Sergei Lebedev is the author of OBLIVION, a stunning novel about family, fate, untamed nature, Russia, and the legacy of the Soviet Union. Here’s a poem by Lebedev called “The Red Star,” which highlights some of the paradoxes and contradictions of Russia’s past. This poem, like Lebedev’s novel, was translated by Antonina W. Bouis.
The Red Star
One grandfather was a bomber pilot,
he did not see the people he killed.
He dropped bombs in the Quadrant sixteen slash seven
and pulled the plane out of a dive.
In forty-three they gave him the Order of the Red Star.
My other grandfather worked for the NKVD.
He was a senior lieutenant, the equivalent of army major.
He saw the people he killed,
when he made them kneel at the edge of the execution ditch.
In thirty-seven they gave him the Order of the Red Star.
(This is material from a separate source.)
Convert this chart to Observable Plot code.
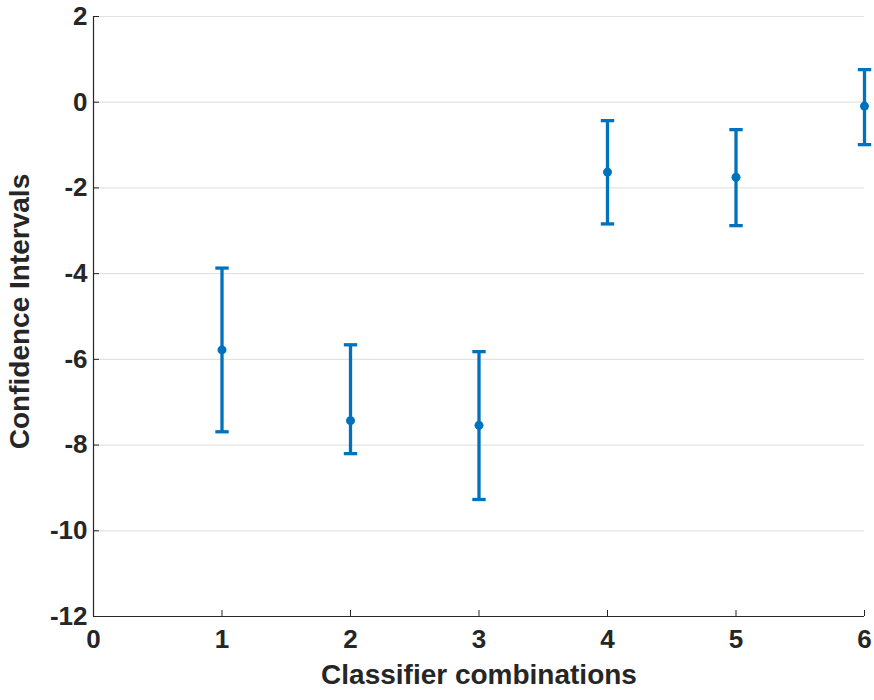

One grandmother was an orderly
in a Moscow hospital, where they brought
seriously wounded officers.
She remembered the handful of Red Stars
left by the dead.
My other grandmother stayed in occupied territory,
in the house of her forester father.
She remembered the retreating officers
burying their red stars in the garden
in the potato bed or beet patch
in the fall of forty-one.
The sisters of my grandfathers starved to death in the blockade,
no one knows where they are buried.
The brothers of my grandmothers were privates lost in action,
surrounded near Kharkov and Orel,
no one knows what happened to them.
Two Red Stars lie in my hand,
one for a soldier, the other for an executioner.
And I don’t know how to tell them apart.